Supervised Learning: is a machine learning technique to automatically learn by example. A supervised learning algorithm generates a function predicting ouputs based on input observations. The function is generated from the training data. The training data is made of input observations and wanted outputs. Based on these examples the algorithm aims to generalize properly from the input/ouput observations to unobserved cases. We call it regression when the ouput is a continuous value and classification when the ouput is a label. Supervised learning is opposed to unsupervised learning, where the outputs are unknown. In that case, the algorithm aims to find structures in the data. There are many supervised learning algorithms such as Support Vector Machines, Nearest Neighbors, Decision trees, Naïve Bayes or Artificial Neural Network.
Music Information Retrieval: (MIR) is an interdisciplinary science aimed to studying the processes, systems and knowledge representations required for retrieving information from music. This music can be in symbolic format (e.g., a MIDI file), in audio format (e.g. an mp3 file), or in vector format (e.g., a scanned score). MIR research takes advantage of technologies and knowledge derived from signal processing, machine learning, music cognition, database management, human-computer interaction, music archiving or sociology of music.
Personal Music Assistants: are technical devices, that help its user to find relevant music, provide the right music at the right time and learn his profile and musical taste. Nowadays mp3 players are the music personal assistants, with eventually access to a recommendation engine. Adding new technologies like the ability to detect emotions, sense the mood and movements of the user will makes these devices “intelligent” and able to find music that triggers particular emotions.
Support Vector Machine: (SVM), is a supervised learning classification algorithm widely used in machine learning. It is known to be efficient, robust and to give relatively good performances. In the context of a two-class problem in n dimensions, the idea is to find the “best” hyperplane separating the points of the two classes. This hyperplane can be of n-1 dimensions and found in the feature space, in that case it is a linear classifier. Otherwise, it can be found in a transformed space of higher dimensionality using kernel methods. In that case we talk about a non-linear classifier. The position of new observations compared to the hyperplane tells us in which class is the new input.

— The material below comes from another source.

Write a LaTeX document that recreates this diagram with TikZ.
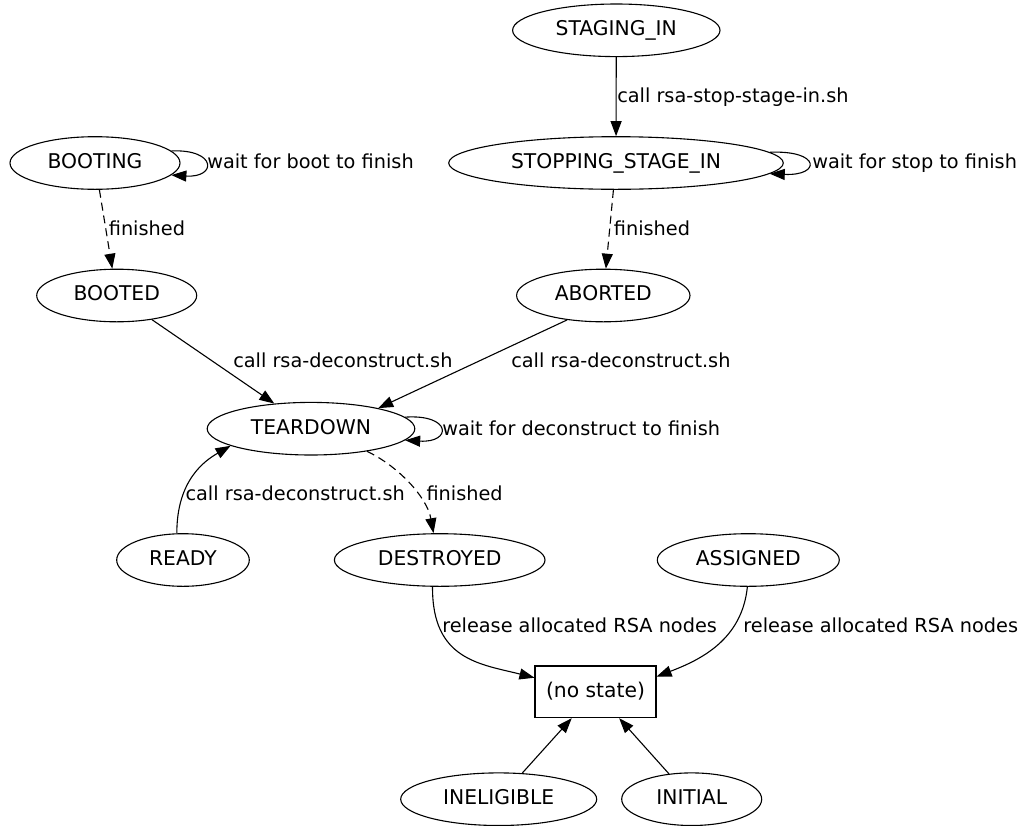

Music Dimensional Models: consider that perceptual, cognitive or emotional states associated with music listening can be defined by a position in a continuous multidimensional space where each dimension stands for a fundamental property common to all the observed states. Pitch, for example, is considered to be defined by a height (how high or low in pitch it is a tone) and a chroma (the note class it belongs to, i.e., C, D, E, etc.) dimension. Two of the most accepted dimensions for describing emotions were proposed by Russel (Russel 1980): valence (positive versus negative affect) and arousal (low versus high level of activation). This variety of dimensions could be seen as the different expressions of a very small set of basic concepts.